Все объекты, с которыми мы находимся в каких-либо отношениях, могут быть разделены на две основные категории. С одной стороны, это объекты желания, то есть то, в чем мы нуждаемся, что мы хотим или любим; они представляют для нас практический интерес, и по отношению к ним мы предпринимаем те или иные действия. С другой стороны, это объекты познания, постижения, памяти и мысли; понятийного знания или беспонятийного восприятия или созерцания. Как мы помним, благо — это ценность, относящаяся к сфере желания; истина — цель в области знания. Красота, по-видимому, принадлежит обеим этим сферам, каждой из них весьма особым образом.
Фраза доставляет удовольствие в определении прекрасного дает нам основание отнести идею красоты к сфере желания. Но поскольку это удовольствие особого вида — по Канту, незаинтересованное, и желание тоже особого вида — стремление знать. Познание, как мы видели, тоже специфично — беспонятийное созерцание, или восприятие единичного как такового. Тем не менее, несмотря на особый вид, это все же познание, поэтому красота является ценностью, связанной с той же сферой, что и истина. Поэтому можно сказать, что прекрасное относится к обеим областям — желания и знания.
Осталось еще несколько нюансов, о которых следует упомянуть в связи со взаимоотношениями идей красоты, истины и блага. Наше понимание красоты оставляет нерешенным один вопрос, подлежащий обязательному разъяснению. До сих пор мы рассматривали красоту как полностью субъективное понятие. Она, определенная как свойство объекта, которое доставляет нам удовольствие при созерцании или восприятии единичного как такового, оказывается полностью зависимой от вкусов человека. Пристрастия людей отличаются в зависимости от того, что доставляет им радость при восприятии.

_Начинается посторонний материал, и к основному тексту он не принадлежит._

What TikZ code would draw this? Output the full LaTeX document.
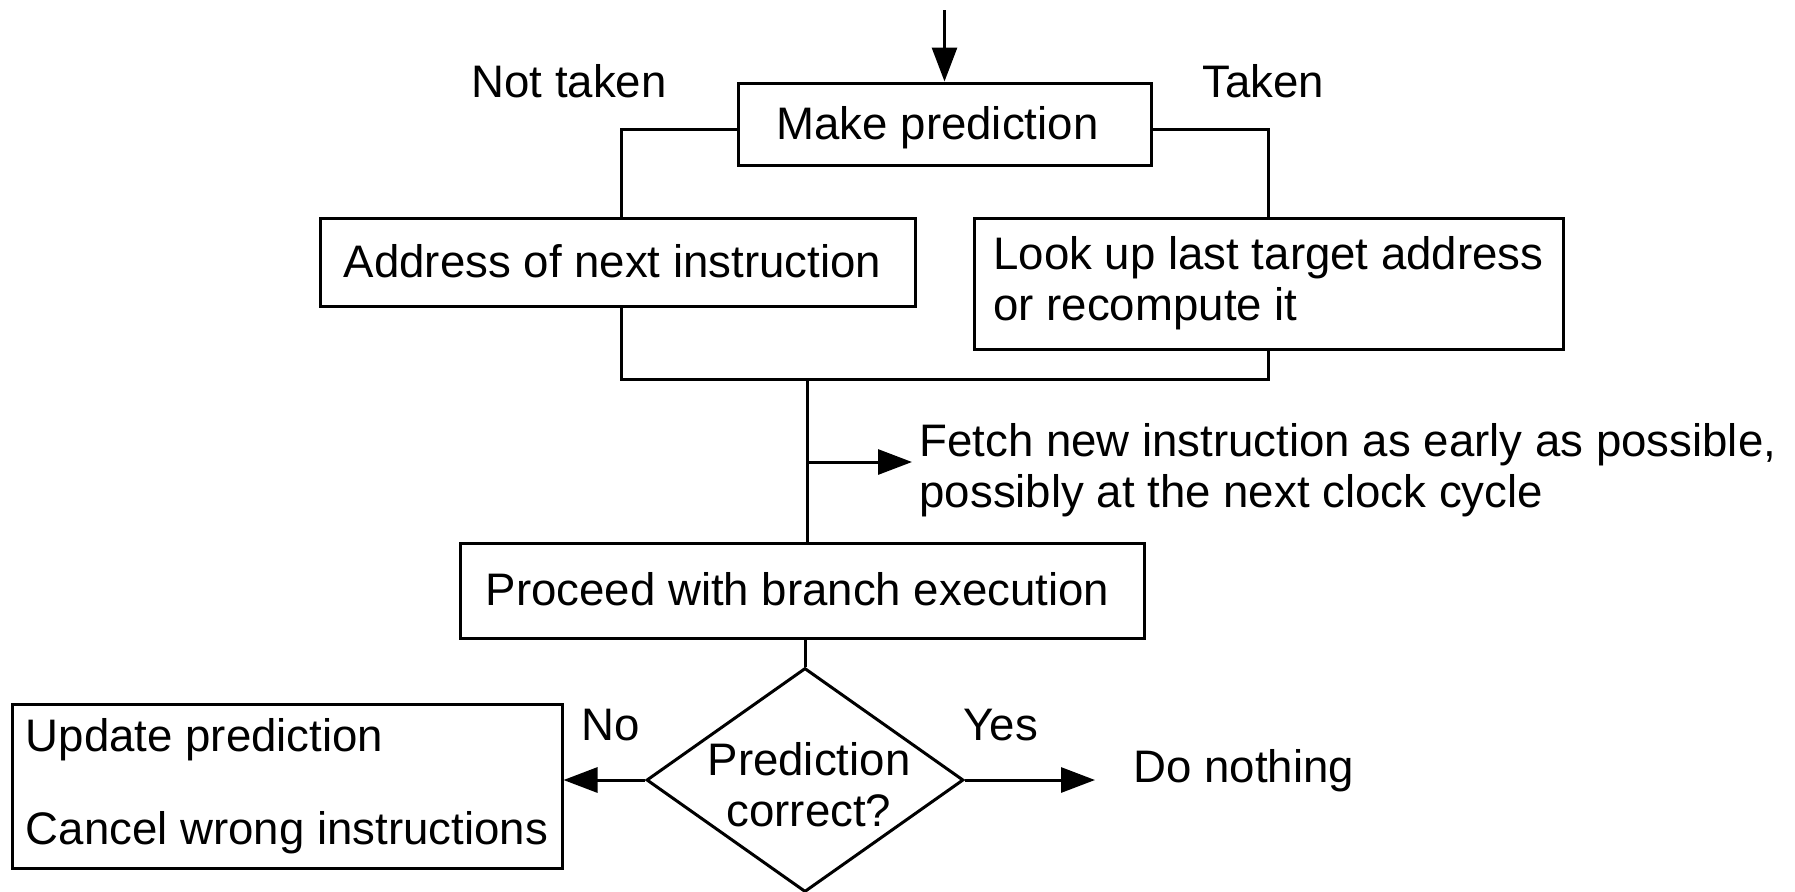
\documentclass[tikz,border=0pt]{standalone}
\usepackage{fontspec}
\setmainfont{Liberation Sans}
\usetikzlibrary{shapes.geometric,arrows.meta}
\begin{document}
\begin{tikzpicture}[x=0.5pt,y=-0.5pt,
  every node/.style={font=\fontsize{22.8}{25.5}\selectfont},
  line width=1.5pt,
  box/.style={draw, line width=1.5pt, inner sep=0pt, text height=15pt, text depth=0pt},
  mbox/.style={draw, line width=1.5pt, inner sep=0pt, align=left},
  txt/.style={inner sep=0pt},
  arr/.style={-{Triangle[length=17pt,width=12.5pt]}},
  decision/.style={diamond, draw, line width=1.5pt, inner sep=0pt, minimum width=158.5pt, minimum height=112pt}]
\useasboundingbox (0,0) rectangle (1795,891);

\node[box, minimum width=206.5pt, minimum height=41pt] (make) at (944.5,124) {Make prediction\rule{7pt}{0pt}};
\node[box, minimum width=297.5pt, minimum height=44pt] (addr) at (617.5,262) {Address of next instruction\rule{5pt}{0pt}};
\node[mbox, minimum width=294.5pt, minimum height=65.5pt] (look) at (1268.5,283.5) {Look up last target address\\or recompute it};
\node[box, minimum width=342pt, minimum height=47.5pt] (proc) at (802,590.5) {Proceed with branch execution\rule{4.5pt}{0pt}};
\node[decision] (dia) at (805,780) {};
\node[txt, align=center] (diatxt) at (809,785) {Prediction\\correct?};
\node[mbox, minimum width=275pt, minimum height=82pt] (upd) at (287,786) {Update prediction\\[21pt]Cancel wrong instructions};
\node[txt, anchor=north west, align=left] (fetch) at (918,422) {Fetch new instruction as early as possible,\\possibly at the next clock cycle};
\node[txt, anchor=base west] (nothing) at (1132,782) {Do nothing};
\node[txt, anchor=base west] (nt) at (470,97) {Not taken};
\node[txt, anchor=base west] (tk) at (1201,97) {Taken};
\node[txt, anchor=base west] (no) at (580,740) {No};
\node[txt, anchor=base west] (yes) at (962,740) {Yes};

\coordinate (start) at (944.5,10);
\coordinate (j) at (807,379);
\coordinate (b) at (807,462);

\draw[arr] (start) -- (make.north);
\draw ([yshift=-2.5pt]make.west) -| ([xshift=1.75pt]addr.north);
\draw ([yshift=-2.5pt]make.east) -| (look.north);
\draw ([xshift=1.75pt]addr.south) |- (j) -| (look.south);
\draw (j) -- (proc.north -| j);
\draw[arr, shorten >=3pt] (b) -- (b -| fetch.west);
\draw (dia.north |- proc.south) -- (dia.north);
\draw[arr] (dia.west) -- (dia.west -| upd.east);
\draw[arr, shorten >=18.5pt] (dia.east) -- (dia.east -| nothing.west);
\end{tikzpicture}
\end{document}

Мы сумели отделить идею истины от сферы вкуса. Мы смогли разграничить действительное благо и кажущееся. Это позволило нам выявить объективную и субъективную сторону двух идей — истины и блага. В состоянии ли мы сделать то же самое по отношению к концепции красоты? Едва ли, если оно строго соотнесено с понятием приятного — то есть того, что приносит нам радость или наслаждение при его восприятии.
Многие из нас, наслаждающиеся чем-то и потому называющие объект красивым, хотят думать, что и остальные должны радоваться этому. Но у нас нет права навязывать свои вкусы, если только мы не найдем оснований для предписаний в сфере приятного. Допустим, мы не сможем найти их — но это не должно нас останавливать. Нам все равно следует выяснить, присутствует ли красота целиком «в глазах» или сознании смотрящего.